Declining to comment on those that have been adopted by the Davis administration, saying that should be disclosed by the Government, Mr Sands said the industry was anticipating that the legislation will move forward at some point in 2023. 

“We wanted to have a seat at the table to make sure we weren’t disadvantaged and to express the concerns of the industry because this would be another layer of expense not anticipated, and it may have had an impact on investment and the concessions hotels would have received,” he told this newspaper.

Earlier, Mr Sands had told the BHTA AGM: “We have been pleased to provide input and recommendations which have resulted in certain favourable conclusions. We recognise with the emergence of any new law, there will continue to be work to be done.

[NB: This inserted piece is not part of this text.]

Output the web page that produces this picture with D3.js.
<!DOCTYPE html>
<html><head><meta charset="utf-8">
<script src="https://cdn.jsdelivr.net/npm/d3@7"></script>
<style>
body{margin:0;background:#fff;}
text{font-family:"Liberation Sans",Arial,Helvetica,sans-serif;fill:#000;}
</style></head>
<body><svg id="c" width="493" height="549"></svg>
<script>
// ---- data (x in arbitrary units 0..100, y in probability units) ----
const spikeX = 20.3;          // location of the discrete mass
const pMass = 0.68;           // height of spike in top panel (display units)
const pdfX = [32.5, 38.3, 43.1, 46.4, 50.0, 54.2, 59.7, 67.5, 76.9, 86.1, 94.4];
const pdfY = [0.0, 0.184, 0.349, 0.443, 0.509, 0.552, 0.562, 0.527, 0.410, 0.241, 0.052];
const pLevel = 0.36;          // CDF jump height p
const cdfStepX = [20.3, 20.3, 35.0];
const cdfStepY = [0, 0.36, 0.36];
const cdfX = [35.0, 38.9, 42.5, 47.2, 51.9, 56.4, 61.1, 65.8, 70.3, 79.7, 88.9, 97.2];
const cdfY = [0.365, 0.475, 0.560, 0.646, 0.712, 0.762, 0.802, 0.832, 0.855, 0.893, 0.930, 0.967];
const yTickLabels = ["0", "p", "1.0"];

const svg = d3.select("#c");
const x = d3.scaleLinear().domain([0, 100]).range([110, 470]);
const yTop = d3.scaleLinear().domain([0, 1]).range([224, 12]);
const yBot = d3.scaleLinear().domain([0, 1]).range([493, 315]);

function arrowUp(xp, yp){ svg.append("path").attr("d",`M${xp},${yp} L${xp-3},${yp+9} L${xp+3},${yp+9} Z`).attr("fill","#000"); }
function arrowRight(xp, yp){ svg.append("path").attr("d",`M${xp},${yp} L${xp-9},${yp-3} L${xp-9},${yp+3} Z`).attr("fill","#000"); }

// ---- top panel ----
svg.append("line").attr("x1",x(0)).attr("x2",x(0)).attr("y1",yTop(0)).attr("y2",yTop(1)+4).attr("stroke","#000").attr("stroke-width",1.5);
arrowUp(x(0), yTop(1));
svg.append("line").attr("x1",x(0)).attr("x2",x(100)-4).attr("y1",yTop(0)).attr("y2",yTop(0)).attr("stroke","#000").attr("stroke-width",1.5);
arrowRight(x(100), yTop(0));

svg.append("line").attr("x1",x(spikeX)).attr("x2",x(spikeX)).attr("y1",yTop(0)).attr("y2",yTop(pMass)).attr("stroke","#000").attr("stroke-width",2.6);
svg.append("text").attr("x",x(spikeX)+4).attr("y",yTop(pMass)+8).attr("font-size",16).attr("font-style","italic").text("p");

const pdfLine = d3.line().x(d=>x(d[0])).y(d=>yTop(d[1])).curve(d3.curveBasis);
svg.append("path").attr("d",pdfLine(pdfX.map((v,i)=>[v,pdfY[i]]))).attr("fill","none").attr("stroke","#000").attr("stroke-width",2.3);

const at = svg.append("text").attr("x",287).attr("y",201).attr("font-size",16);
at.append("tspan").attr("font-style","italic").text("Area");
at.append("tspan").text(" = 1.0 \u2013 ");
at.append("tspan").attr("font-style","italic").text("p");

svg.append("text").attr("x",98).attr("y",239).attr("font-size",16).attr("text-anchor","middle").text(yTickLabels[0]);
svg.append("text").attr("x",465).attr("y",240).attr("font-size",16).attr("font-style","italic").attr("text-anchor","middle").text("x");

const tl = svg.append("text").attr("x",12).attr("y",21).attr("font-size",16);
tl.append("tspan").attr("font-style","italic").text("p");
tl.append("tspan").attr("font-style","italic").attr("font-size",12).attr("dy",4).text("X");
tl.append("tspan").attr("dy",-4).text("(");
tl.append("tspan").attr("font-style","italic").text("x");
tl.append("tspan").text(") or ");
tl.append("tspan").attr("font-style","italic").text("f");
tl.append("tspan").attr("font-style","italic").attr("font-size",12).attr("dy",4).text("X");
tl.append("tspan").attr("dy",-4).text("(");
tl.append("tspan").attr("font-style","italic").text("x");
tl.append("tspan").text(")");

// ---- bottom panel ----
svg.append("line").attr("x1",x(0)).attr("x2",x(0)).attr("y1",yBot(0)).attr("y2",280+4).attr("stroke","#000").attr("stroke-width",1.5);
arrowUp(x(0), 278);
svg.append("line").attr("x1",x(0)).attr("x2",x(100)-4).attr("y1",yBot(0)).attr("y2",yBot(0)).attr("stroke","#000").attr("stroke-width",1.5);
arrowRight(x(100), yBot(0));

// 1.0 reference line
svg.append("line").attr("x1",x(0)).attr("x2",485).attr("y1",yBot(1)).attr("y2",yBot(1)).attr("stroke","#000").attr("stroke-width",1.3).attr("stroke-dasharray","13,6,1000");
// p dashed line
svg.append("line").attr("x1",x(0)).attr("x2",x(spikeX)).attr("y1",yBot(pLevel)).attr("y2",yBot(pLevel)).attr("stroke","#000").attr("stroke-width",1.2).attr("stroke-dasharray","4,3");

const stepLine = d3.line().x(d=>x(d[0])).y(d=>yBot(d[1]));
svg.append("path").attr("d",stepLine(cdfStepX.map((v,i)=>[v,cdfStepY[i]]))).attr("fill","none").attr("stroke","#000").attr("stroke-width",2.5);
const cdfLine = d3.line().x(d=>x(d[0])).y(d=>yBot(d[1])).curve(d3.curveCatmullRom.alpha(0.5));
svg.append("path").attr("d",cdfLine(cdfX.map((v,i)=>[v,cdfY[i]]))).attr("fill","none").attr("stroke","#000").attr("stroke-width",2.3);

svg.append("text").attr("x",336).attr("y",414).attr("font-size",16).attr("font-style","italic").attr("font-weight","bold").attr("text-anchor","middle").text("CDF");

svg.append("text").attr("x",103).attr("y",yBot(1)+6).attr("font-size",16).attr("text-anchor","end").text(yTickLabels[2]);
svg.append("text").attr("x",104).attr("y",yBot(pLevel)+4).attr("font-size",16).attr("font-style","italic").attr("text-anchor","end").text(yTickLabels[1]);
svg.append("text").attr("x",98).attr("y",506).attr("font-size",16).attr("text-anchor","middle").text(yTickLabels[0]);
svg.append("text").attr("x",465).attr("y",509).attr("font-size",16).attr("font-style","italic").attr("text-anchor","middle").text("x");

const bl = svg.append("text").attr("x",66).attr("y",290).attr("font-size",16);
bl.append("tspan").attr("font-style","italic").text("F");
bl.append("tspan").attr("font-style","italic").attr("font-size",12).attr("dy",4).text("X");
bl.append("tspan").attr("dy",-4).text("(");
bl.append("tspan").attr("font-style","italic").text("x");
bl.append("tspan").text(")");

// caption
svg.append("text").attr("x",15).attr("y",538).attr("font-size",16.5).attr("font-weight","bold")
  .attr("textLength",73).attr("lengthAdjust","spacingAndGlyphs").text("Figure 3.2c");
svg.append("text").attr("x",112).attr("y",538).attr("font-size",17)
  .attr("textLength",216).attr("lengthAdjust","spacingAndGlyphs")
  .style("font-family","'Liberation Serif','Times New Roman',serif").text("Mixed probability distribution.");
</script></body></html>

However, we are pleased to have been part of the conversation.”

Other items on the BHTA’s agenda include “modernisation” of the decades-old Hotels Act and upgrades to streamline the hotel licensing process so that it is “more red carpet, less red tape”. Mr Sands said the BHTA will be working with members of its executive committee and the Bahamas Out Islands Promotion Board to develop recommendations on how the former law can be amended and upgraded.

“The reality is that Act has not been addressed for many, many years,” he told Tribune Business. “It needs to be modernised. The terminology, the type of hotels and the nuances of hotel operations are different from 30-40 years ago. We think it is time. There are a number of issues.”

As for hotel licensing, Mr Sands said the timeliness of inspections as well as licence issuance, and “the possibility of creating one designated unit” to oversee inspections were among the most critical priorities. “Right now, multiple government agencies must do inspections before the licence is granted, and we’ve made good headway in this area. More red carpet, less red tape,” he added.